Too much infrastructure building going on.  Too much bush hogging to do.  Too much of too much.  Not one kernel of green corn got planted in the ground.

I never thought I could ever be so lucky. 

Yes, lucky. 

The farm has no formal irrigation system.  The system is me with buckets.  There is no way I could have kept that crop alive through June, July and August without mechanical/petroleum powered irrigation.  I would have lost every last kernel in the weeks of 100 F and higher heat.

Now my two bursting gallons of corn seed are safe and tucked away in cool dark storage, waiting for next year. [Yes, with proper storage corn can be kept for decades, perhaps centuries as was discovered in the desert southwest]

So, a failure turns out not be a failure after all, but merely another chance to gamble with nature next year.

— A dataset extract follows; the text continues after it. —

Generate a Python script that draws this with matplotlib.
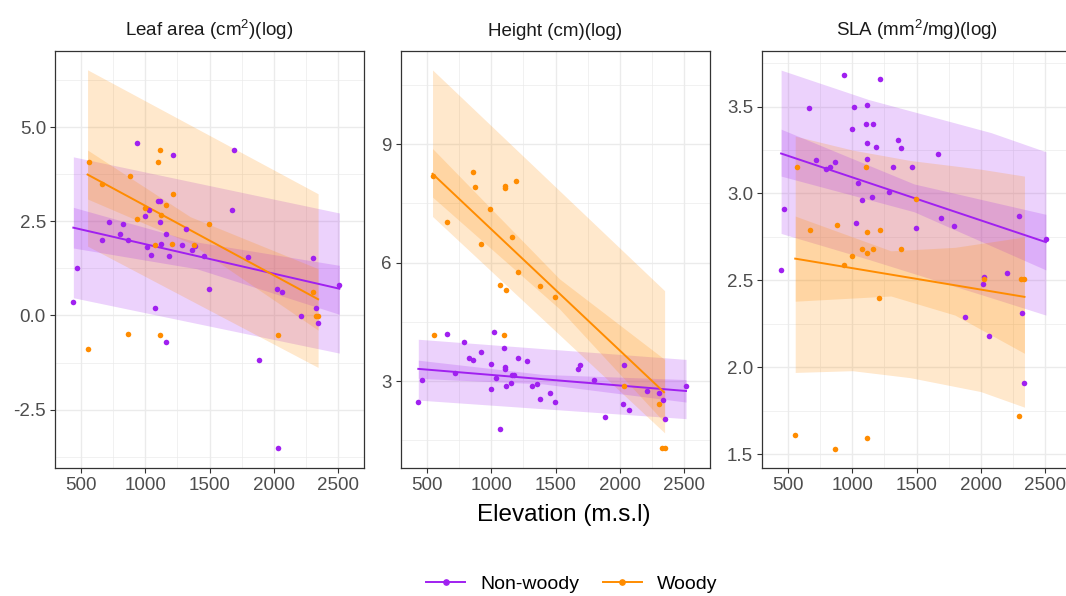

LJF 1,  Nature 0--- But Nature bats last.

Sunday, September 9, 2012

Untold Riches

Fall is nearly here, the sun is slanted low in the sky.  The evenings have cooled from their uncomfortable highs of summer.  And, I have hay in the barn.  Hay from my own property. This hay also brought some beautiful friends into our lives. The man we hired to mow it, brought his wife to help us load it into the barn the next day. A blessing, a gift of labor, and we are pleased to now have them as friends.
It is wealth from the bottom of the food chain, the most basic of blessings, the kind of bank that can keep a farm and feed all the animals and people on it.  I am a wealthy woman indeed.